(Stored items from a collection)
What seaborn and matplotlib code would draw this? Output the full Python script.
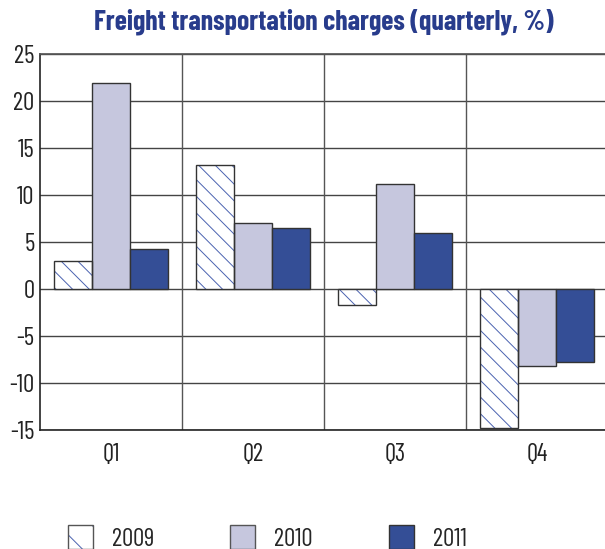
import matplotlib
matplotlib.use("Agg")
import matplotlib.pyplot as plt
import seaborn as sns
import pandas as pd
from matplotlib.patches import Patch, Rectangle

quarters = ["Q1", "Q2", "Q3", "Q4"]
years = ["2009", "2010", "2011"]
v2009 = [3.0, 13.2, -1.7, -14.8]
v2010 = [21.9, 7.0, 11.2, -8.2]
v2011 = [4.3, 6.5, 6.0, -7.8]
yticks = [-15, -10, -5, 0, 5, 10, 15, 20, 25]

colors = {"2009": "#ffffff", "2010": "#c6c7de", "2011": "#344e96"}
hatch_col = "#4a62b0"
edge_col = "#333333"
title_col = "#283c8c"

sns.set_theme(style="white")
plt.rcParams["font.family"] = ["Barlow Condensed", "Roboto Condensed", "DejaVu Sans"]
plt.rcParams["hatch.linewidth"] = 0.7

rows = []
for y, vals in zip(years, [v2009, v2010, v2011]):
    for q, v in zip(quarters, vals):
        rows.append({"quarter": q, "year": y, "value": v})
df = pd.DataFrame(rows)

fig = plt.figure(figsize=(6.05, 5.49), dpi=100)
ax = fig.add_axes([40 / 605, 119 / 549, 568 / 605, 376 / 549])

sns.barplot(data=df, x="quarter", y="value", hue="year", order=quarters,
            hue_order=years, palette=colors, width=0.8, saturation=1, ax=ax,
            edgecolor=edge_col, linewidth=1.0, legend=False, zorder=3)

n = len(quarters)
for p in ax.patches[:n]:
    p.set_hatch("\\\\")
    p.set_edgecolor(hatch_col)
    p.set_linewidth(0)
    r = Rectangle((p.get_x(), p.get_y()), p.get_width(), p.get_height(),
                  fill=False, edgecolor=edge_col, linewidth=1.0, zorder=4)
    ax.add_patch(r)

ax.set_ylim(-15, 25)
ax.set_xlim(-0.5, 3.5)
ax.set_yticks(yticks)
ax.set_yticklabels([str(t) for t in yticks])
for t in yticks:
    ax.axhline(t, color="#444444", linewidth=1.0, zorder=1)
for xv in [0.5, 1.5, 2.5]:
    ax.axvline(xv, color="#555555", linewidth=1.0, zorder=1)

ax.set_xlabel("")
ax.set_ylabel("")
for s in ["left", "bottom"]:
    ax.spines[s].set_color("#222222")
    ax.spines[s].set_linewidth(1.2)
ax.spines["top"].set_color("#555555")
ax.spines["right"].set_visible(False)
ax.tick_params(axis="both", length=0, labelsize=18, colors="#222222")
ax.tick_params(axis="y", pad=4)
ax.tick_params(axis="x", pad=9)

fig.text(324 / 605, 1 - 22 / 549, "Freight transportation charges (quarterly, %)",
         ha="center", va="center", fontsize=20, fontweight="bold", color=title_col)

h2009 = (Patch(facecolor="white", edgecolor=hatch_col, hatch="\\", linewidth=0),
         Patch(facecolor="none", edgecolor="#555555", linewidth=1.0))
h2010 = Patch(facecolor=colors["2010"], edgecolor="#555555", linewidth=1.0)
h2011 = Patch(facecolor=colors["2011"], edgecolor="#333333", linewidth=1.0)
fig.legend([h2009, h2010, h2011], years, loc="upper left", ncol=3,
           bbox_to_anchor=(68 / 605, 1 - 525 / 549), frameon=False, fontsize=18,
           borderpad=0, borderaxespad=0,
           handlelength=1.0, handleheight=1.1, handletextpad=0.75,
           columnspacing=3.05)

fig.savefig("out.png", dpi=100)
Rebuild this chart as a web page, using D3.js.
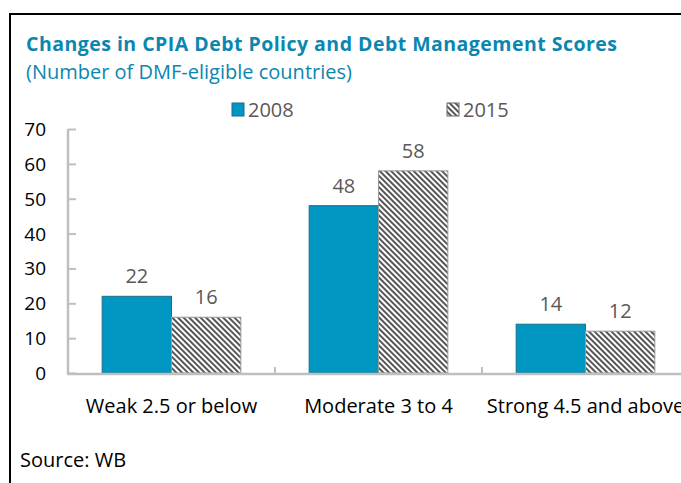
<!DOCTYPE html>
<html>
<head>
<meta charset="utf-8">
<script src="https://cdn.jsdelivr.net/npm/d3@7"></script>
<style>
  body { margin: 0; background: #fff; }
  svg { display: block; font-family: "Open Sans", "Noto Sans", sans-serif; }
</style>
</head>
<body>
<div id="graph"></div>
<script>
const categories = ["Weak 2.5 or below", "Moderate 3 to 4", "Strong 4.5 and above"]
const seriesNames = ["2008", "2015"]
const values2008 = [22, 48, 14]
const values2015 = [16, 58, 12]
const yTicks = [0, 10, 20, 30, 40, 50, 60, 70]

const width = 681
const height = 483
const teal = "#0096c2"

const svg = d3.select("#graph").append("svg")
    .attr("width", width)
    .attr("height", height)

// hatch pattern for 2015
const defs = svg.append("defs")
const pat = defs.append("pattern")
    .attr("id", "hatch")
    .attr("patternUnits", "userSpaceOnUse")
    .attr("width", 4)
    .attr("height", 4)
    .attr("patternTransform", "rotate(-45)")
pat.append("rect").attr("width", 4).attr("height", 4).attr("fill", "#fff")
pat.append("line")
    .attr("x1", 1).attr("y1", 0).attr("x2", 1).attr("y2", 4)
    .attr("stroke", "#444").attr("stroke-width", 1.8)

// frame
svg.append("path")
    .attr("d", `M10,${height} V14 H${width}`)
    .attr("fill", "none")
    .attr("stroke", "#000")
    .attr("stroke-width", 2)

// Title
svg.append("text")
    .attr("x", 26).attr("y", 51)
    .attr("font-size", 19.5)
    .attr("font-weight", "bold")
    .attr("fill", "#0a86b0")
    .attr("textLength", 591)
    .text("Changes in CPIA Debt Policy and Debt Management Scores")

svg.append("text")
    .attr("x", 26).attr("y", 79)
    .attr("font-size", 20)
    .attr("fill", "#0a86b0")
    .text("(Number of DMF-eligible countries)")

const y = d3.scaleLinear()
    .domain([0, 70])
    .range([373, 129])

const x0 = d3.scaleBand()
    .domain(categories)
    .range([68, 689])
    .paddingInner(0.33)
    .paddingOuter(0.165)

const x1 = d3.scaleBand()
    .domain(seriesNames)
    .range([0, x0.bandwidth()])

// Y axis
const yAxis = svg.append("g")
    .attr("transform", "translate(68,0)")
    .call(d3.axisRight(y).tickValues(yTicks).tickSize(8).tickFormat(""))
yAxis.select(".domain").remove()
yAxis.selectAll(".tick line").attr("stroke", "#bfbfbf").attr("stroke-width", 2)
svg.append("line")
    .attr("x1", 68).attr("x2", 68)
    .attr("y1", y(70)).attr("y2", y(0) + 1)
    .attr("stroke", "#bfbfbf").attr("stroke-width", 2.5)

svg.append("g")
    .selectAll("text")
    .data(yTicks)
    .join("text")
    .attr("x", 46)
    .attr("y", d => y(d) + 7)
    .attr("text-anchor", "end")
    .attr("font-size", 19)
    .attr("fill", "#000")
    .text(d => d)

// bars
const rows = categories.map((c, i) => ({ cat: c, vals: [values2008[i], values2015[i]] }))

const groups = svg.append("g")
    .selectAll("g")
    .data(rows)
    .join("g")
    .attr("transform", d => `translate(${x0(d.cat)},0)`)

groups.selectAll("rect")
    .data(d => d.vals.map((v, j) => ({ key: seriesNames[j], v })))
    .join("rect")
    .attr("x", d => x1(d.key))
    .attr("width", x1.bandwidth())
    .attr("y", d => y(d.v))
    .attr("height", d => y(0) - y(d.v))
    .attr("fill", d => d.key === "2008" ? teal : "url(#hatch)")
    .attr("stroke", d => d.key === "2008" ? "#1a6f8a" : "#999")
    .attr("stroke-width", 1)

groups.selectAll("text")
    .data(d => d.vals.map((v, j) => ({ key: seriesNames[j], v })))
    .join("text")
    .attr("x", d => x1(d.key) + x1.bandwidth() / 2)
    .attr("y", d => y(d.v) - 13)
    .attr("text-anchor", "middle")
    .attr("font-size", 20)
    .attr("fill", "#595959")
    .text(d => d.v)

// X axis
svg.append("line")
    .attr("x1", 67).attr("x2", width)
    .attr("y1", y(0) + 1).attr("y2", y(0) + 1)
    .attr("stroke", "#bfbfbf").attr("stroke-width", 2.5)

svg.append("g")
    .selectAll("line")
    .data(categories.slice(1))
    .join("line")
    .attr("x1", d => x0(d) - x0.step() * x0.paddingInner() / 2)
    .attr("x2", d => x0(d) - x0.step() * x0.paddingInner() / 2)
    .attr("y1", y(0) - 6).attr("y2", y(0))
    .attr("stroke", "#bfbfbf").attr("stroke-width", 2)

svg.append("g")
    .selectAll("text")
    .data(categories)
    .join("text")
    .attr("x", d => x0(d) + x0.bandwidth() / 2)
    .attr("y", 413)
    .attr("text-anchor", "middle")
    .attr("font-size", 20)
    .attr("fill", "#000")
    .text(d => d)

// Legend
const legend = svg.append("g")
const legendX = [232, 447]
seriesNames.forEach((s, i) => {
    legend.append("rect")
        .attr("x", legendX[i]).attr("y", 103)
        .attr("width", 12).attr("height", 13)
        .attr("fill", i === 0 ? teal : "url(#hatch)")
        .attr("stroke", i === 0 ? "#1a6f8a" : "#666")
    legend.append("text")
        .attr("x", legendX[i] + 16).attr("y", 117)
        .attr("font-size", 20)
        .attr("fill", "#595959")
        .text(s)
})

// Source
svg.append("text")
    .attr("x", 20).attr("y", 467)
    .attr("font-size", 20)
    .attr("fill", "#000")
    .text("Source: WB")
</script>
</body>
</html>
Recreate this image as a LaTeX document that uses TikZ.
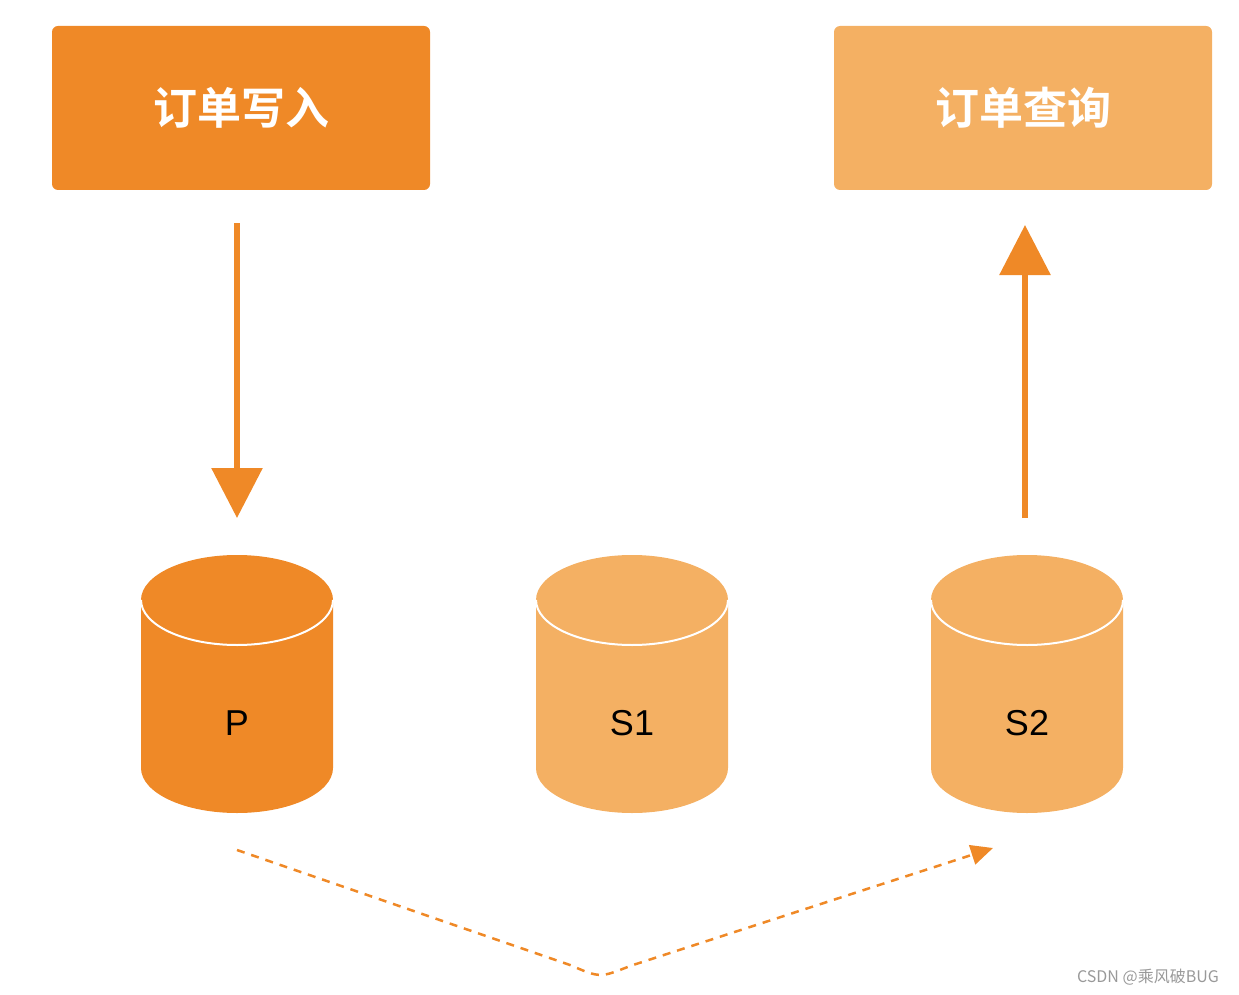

What is asked » Starting at the top of the listing above, reproduce each line up to and including the one with "from matplotlib.patches import"; omit the pictures.

Reply to the exercise »
What seaborn and matplotlib code would draw this? Output the full Python script.
import matplotlib
matplotlib.use("Agg")
import matplotlib.pyplot as plt
import seaborn as sns
import pandas as pd
from matplotlib.patches import Patch, Rectangle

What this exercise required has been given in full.